Perante uma plateia numerosa, o concerto de sexta-feira abriu com o Concerto para Cordas em Ré menor op. 17 [1951], de Joly Braga Santos (1924 – 1988), apresentando desde cordas muito seguras e afinadas, a que haveriam de se juntar sopros e percussão para acompanhar José Pereira, no Concerto para violino e orquestra de Chagas Rosa. Obra de uma escrita fluida, tematicamente rica e circulando por atmosferas diversas, convocando sabiamente referências aparentemente inconciliáveis, o Concerto para violino de Chagas Rosa dá ao solista a oportunidade de brilhar sem malabarismos forçados e inconsequentes, tendo contado aqui com uma prestação magnífica de José Pereira, secundada por uma orquestra magistralmente dirigida por Pedro Neves. A completar este concerto, cujo programa contrasta com o resto da bienal, a OML interpretou uma obra com mais de sete décadas do compositor cujo centenário de nascimento ocupou o fim-de-semana um pouco por todo o mundo: o Concerto Romanesco [1951] de György Ligeti (1923 – 2006).

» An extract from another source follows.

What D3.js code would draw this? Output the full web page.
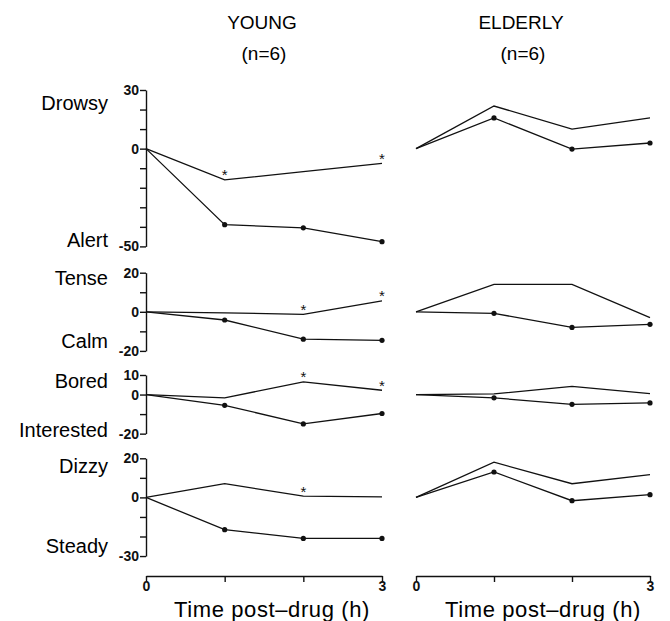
<!DOCTYPE html>
<html>
<head>
<meta charset="utf-8">
<script src="https://cdn.jsdelivr.net/npm/d3@7"></script>
<style>
  html, body { margin: 0; padding: 0; background: #fff; }
  svg { display: block; font-family: "Liberation Sans", Arial, Helvetica, sans-serif; }
  .line { fill: none; stroke: #111; stroke-width: 1.3; }
  .axis path, .axis line { stroke: #111; stroke-width: 1.4; }
</style>
</head>
<body>
<div id="chart"></div>
<script>
// time points (h)
const times = [0, 1, 2, 3];

// rating scales, one row per panel
const upperLabels = ['Drowsy', 'Tense', 'Bored', 'Dizzy'];
const lowerLabels = ['Alert', 'Calm', 'Interested', 'Steady'];
const yMax = [30, 20, 10, 20];
const yMin = [-50, -20, -20, -30];

// change from baseline, plain line (asterisked) and line with dots
const youngPlain = [
  [0, -16, -11.8, -7.5],
  [0, -0.5, -1.3, 5.6],
  [0, -1.7, 6.5, 2.2],
  [0, 7, 0.7, 0.3]
];
const youngDots = [
  [0, -38.9, -40.5, -47.6],
  [0, -4.2, -14, -14.6],
  [0, -5.5, -15, -9.7],
  [0, -16.5, -21, -21]
];
const elderlyPlain = [
  [0, 21.8, 10, 15.7],
  [0, 14, 14, -3],
  [0, 0.3, 4.2, 0.5],
  [0, 18, 7, 11.7]
];
const elderlyDots = [
  [0, 15.7, -0.2, 2.9],
  [0, -0.8, -8, -6.4],
  [0, -1.7, -5, -4.3],
  [0, 13, -1.7, 1.4]
];
// time points marked with * on the young plain line
const youngStars = [[1, 3], [2, 3], [2, 3], [2]];

const groups = ['YOUNG', 'ELDERLY'];
const groupN = ['(n=6)', '(n=6)'];

const width = 670, height = 621;
const pxPerUnit = 1.955;
const panelTop = [90, 272.7, 375, 458.3];
const upperY = [110, 285, 388, 473];
const lowerY = [247, 348, 437, 553];
const axisY = 576;

const svg = d3.select('#chart').append('svg')
  .attr('width', width).attr('height', height)
  .attr('viewBox', `0 0 ${width} ${height}`);

const xLeft = d3.scaleLinear().domain([0, 3]).range([146, 382]);
const xRight = d3.scaleLinear().domain([0, 3]).range([416, 650]);
const xScales = [xLeft, xRight];

const yScales = panelTop.map((top, i) => d3.scaleLinear()
  .domain([yMin[i], yMax[i]])
  .range([top + (yMax[i] - yMin[i]) * pxPerUnit, top]));

// group titles
groups.forEach((g, k) => {
  const cx = k === 0 ? 262 : 521;
  svg.append('text').attr('x', cx).attr('y', 29).attr('text-anchor', 'middle')
    .attr('font-size', 19).text(g);
  svg.append('text').attr('x', cx + 2).attr('y', 60).attr('text-anchor', 'middle')
    .attr('font-size', 19).text(groupN[k]);
});

// y axes (young side only) and scale labels
yScales.forEach((y, i) => {
  const ticks = d3.range(yMin[i], yMax[i] + 1, 10);
  const labelled = [yMin[i], 0, yMax[i]];
  const ax = svg.append('g').attr('class', 'axis')
    .attr('transform', `translate(${xLeft(0)},0)`)
    .call(d3.axisLeft(y).tickValues(ticks).tickSize(6).tickSizeOuter(0)
      .tickFormat((d) => (labelled.includes(d) ? d : '')));
  ax.selectAll('text').attr('font-family', 'inherit').attr('font-size', 14)
    .attr('font-weight', 'bold').attr('fill', '#111').attr('x', -7);

  svg.append('text').attr('x', 108).attr('y', upperY[i]).attr('text-anchor', 'end')
    .attr('font-size', 20).text(upperLabels[i]);
  svg.append('text').attr('x', 108).attr('y', lowerY[i]).attr('text-anchor', 'end')
    .attr('font-size', 20).text(lowerLabels[i]);
});

// lines
const plainSets = [youngPlain, elderlyPlain];
const dotSets = [youngDots, elderlyDots];

xScales.forEach((x, k) => {
  yScales.forEach((y, i) => {
    const line = d3.line().x((d, j) => x(times[j])).y((d) => y(d));
    svg.append('path').attr('class', 'line').attr('d', line(plainSets[k][i]));
    svg.append('path').attr('class', 'line').attr('d', line(dotSets[k][i]));
    svg.append('g').selectAll('circle')
      .data(dotSets[k][i].slice(1))
      .join('circle')
      .attr('cx', (d, j) => x(times[j + 1]))
      .attr('cy', (d) => y(d))
      .attr('r', 2.6)
      .attr('fill', '#111');
    if (k === 0) {
      svg.append('g').selectAll('text')
        .data(youngStars[i])
        .join('text')
        .attr('x', (t) => x(t))
        .attr('y', (t) => y(plainSets[k][i][t]) + 0.5)
        .attr('text-anchor', 'middle')
        .attr('font-size', 15)
        .attr('fill', '#111')
        .text('*');
    }
  });

  // time axis
  const ax = svg.append('g').attr('class', 'axis')
    .attr('transform', `translate(0,${axisY})`)
    .call(d3.axisBottom(x).tickValues(times).tickSize(6).tickSizeOuter(0)
      .tickFormat((d) => (d === 0 || d === 3 ? d : '')));
  ax.selectAll('text').attr('font-family', 'inherit').attr('font-size', 14)
    .attr('font-weight', 'bold').attr('fill', '#111').attr('y', 5);

  svg.append('text').attr('x', k === 0 ? 272 : 543).attr('y', 617)
    .attr('text-anchor', 'middle').attr('font-size', 22)
    .attr('letter-spacing', 0.6)
    .text('Time post\u2013drug (h)');
});
</script>
</body>
</html>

Viajando para um mundo à primeira vista muito distante daquele que a OML nos trouxe, no sábado, dia 27, exactamente um ano após ter estado no Teatro Aveirense a interpretar obras de Clara Iannotta, Joanna Bailie e Simon Steen-Andersen, o ars ad hoc partilhou o espaço do palco com o público (de outro modo, não teria sido ouvido sem amplificação). Ao mesmo tempo que, da rua, chegavam os sons comemorativos do final de temporada nacional de futebol, três músicos mantiveram-se concentrados na tarefa de dar a escutar três obras de Helmut Lachenmann. Eventualmente em estreia nacional, Dal niente – Interieur III [1970] foi a primeira obra a soar naquele concerto dedicado a Lachenmann. Muitas das subtilezas da escrita desta obra inaugural de uma nova estética inovadora terão sido camufladas pelo barulho proveniente do exterior, mas Horácio Ferreira havia já demonstrado a seriedade e profundidade do seu trabalho durante a tarde, num ensaio a que o público, infelizmente, não pôde assistir. Menos azar teve João Casimiro Almeida, já que o piano foi amplificado no momento em que interpretou pela primeira vez a mesma peça para piano que a sua antiga professora, Madalena Soveral, havia apresentado em 2017, na primeira edição dos Reencontros de Música Contemporânea: Guero [1970]. Juntos, com Gonçalo Lélis, este trio apresentou pela terceira vez a colossal Allegro sostenuto [1986-88], numa surpreendente interpretação.
Se o concerto da OML tinha como título “Três concertos”, o da OB contava com a participação de três solistas noutras tantas obras, mesmo que uma delas fosse apenas o resultado da junção de três árias de uma ópera. O Concerto para Saxofone [2021] de João Carlos Pinto (1998) foi finalmente ouvido na íntegra. Luís Salomé mostrou-se em plena forma para a interpretação deste exigente concerto, que apresenta uma orquestra arejada, com fortes traços de humor. A Orquestra das Beiras esteve à altura do desafio, sob a enérgica liderança do maestro Nuno Coelho. Contrastando com o Concerto para saxofone, o Concerto de Outono, para oboé e orquestra [1983], de Jorge Peixinho (1940 – 1995), fez reduzir as pulsações da plateia para a fruição de uma obra mais lenta e de bem mais longa duração, generosa em sons sustentados, como se o compositor estivesse a descobrir a harmonia. Destacou-se o solista, Tiago Coimbra.
Novamente em modo mais vivo, e no exacto dia em que se celebrava o centenário do nascimento do compositor, o público despertou para o universo da ópera Le Grand Macabre, de György Ligeti, na sua versão mais acessível: Mysteries of the Macabre [1993]. Foi solista a soprano Andrea Conangla, que conquistou o público desde o primeiro momento, desempenhando o seu papel de forma convincente e criativa.
Os Reencontros de Música Contemporânea regressam em 2025. Não será fácil superar o nível geral desta 4ª edição, mas estamos apostados em tentar, pelo menos, igualá-lo.
Deixamos um profundo agradecimento a todos quantos fizeram esta bienal acontecer, assim como àqueles que partilharam dos momentos em que a música aconteceu.
A programação da bienal Reencontros de Música Contemporânea é da responsabilidade da Arte no Tempo, estrutura apoiada pela Direcção Geral das Artes, que conta com a colaboração e apoio do Teatro Aveirense / Câmara Municipal de Aveiro na organização da bienal, entre outros projectos.